WORK INSTRUCTIONS: Exclude the pictures, then repeat the remaining data exactly.

┄┄┄┄┄┄┄┄┄┄

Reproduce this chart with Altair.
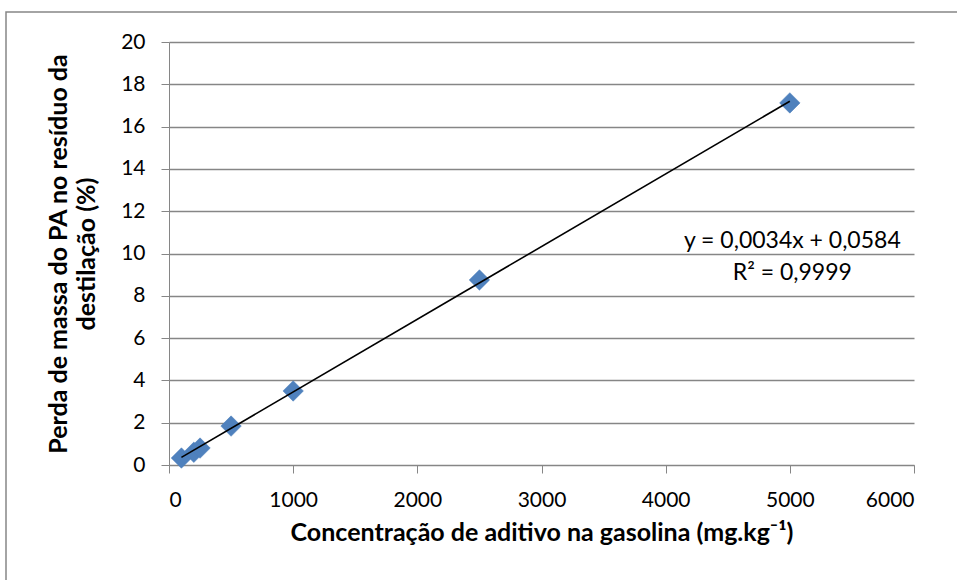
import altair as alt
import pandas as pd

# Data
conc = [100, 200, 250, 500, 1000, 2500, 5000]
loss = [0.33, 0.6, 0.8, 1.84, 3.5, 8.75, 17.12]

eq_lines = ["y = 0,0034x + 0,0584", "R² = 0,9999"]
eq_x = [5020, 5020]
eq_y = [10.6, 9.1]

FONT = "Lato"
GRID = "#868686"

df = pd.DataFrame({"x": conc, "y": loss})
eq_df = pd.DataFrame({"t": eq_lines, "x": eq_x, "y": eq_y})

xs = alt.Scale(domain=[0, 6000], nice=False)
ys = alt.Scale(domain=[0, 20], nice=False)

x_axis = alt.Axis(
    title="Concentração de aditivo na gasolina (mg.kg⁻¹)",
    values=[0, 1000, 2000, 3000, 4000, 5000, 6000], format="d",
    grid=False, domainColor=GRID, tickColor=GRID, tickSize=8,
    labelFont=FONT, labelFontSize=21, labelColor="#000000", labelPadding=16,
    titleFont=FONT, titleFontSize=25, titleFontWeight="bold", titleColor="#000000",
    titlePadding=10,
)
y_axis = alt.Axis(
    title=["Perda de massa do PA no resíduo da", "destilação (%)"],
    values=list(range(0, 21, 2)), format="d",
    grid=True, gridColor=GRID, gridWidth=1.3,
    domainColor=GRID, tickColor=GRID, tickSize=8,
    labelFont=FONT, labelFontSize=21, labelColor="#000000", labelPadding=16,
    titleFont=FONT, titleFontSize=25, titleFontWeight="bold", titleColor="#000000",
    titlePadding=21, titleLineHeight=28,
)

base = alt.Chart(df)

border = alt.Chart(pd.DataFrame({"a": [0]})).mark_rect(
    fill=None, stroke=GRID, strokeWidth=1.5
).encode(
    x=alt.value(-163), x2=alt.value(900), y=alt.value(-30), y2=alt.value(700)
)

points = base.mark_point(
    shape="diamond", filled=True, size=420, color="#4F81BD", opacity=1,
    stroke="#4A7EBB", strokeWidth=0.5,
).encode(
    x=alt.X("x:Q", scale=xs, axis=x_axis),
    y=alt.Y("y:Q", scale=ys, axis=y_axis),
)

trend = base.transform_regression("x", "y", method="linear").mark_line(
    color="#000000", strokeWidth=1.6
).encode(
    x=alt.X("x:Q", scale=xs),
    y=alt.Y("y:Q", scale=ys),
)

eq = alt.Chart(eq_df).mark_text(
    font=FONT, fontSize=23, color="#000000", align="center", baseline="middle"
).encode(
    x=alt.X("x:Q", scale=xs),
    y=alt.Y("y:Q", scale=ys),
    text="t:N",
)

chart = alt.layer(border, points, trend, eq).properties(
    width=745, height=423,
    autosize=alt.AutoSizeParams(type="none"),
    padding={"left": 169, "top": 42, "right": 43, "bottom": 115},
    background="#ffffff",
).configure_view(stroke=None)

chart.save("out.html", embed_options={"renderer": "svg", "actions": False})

┄┄┄┄┄┄┄┄┄┄

RIGHT ANSWER:
Reproduce this chart with Altair.
import altair as alt
import pandas as pd

# Data
conc = [100, 200, 250, 500, 1000, 2500, 5000]
loss = [0.33, 0.6, 0.8, 1.84, 3.5, 8.75, 17.12]

eq_lines = ["y = 0,0034x + 0,0584", "R² = 0,9999"]
eq_x = [5020, 5020]
eq_y = [10.6, 9.1]

FONT = "Lato"
GRID = "#868686"

df = pd.DataFrame({"x": conc, "y": loss})
eq_df = pd.DataFrame({"t": eq_lines, "x": eq_x, "y": eq_y})

xs = alt.Scale(domain=[0, 6000], nice=False)
ys = alt.Scale(domain=[0, 20], nice=False)

x_axis = alt.Axis(
    title="Concentração de aditivo na gasolina (mg.kg⁻¹)",
    values=[0, 1000, 2000, 3000, 4000, 5000, 6000], format="d",
    grid=False, domainColor=GRID, tickColor=GRID, tickSize=8,
    labelFont=FONT, labelFontSize=21, labelColor="#000000", labelPadding=16,
    titleFont=FONT, titleFontSize=25, titleFontWeight="bold", titleColor="#000000",
    titlePadding=10,
)
y_axis = alt.Axis(
    title=["Perda de massa do PA no resíduo da", "destilação (%)"],
    values=list(range(0, 21, 2)), format="d",
    grid=True, gridColor=GRID, gridWidth=1.3,
    domainColor=GRID, tickColor=GRID, tickSize=8,
    labelFont=FONT, labelFontSize=21, labelColor="#000000", labelPadding=16,
    titleFont=FONT, titleFontSize=25, titleFontWeight="bold", titleColor="#000000",
    titlePadding=21, titleLineHeight=28,
)

base = alt.Chart(df)

border = alt.Chart(pd.DataFrame({"a": [0]})).mark_rect(
    fill=None, stroke=GRID, strokeWidth=1.5
).encode(
    x=alt.value(-163), x2=alt.value(900), y=alt.value(-30), y2=alt.value(700)
)

points = base.mark_point(
    shape="diamond", filled=True, size=420, color="#4F81BD", opacity=1,
    stroke="#4A7EBB", strokeWidth=0.5,
).encode(
    x=alt.X("x:Q", scale=xs, axis=x_axis),
    y=alt.Y("y:Q", scale=ys, axis=y_axis),
)

trend = base.transform_regression("x", "y", method="linear").mark_line(
    color="#000000", strokeWidth=1.6
).encode(
    x=alt.X("x:Q", scale=xs),
    y=alt.Y("y:Q", scale=ys),
)

eq = alt.Chart(eq_df).mark_text(
    font=FONT, fontSize=23, color="#000000", align="center", baseline="middle"
).encode(
    x=alt.X("x:Q", scale=xs),
    y=alt.Y("y:Q", scale=ys),
    text="t:N",
)

chart = alt.layer(border, points, trend, eq).properties(
    width=745, height=423,
    autosize=alt.AutoSizeParams(type="none"),
    padding={"left": 169, "top": 42, "right": 43, "bottom": 115},
    background="#ffffff",
).configure_view(stroke=None)

chart.save("out.html", embed_options={"renderer": "svg", "actions": False})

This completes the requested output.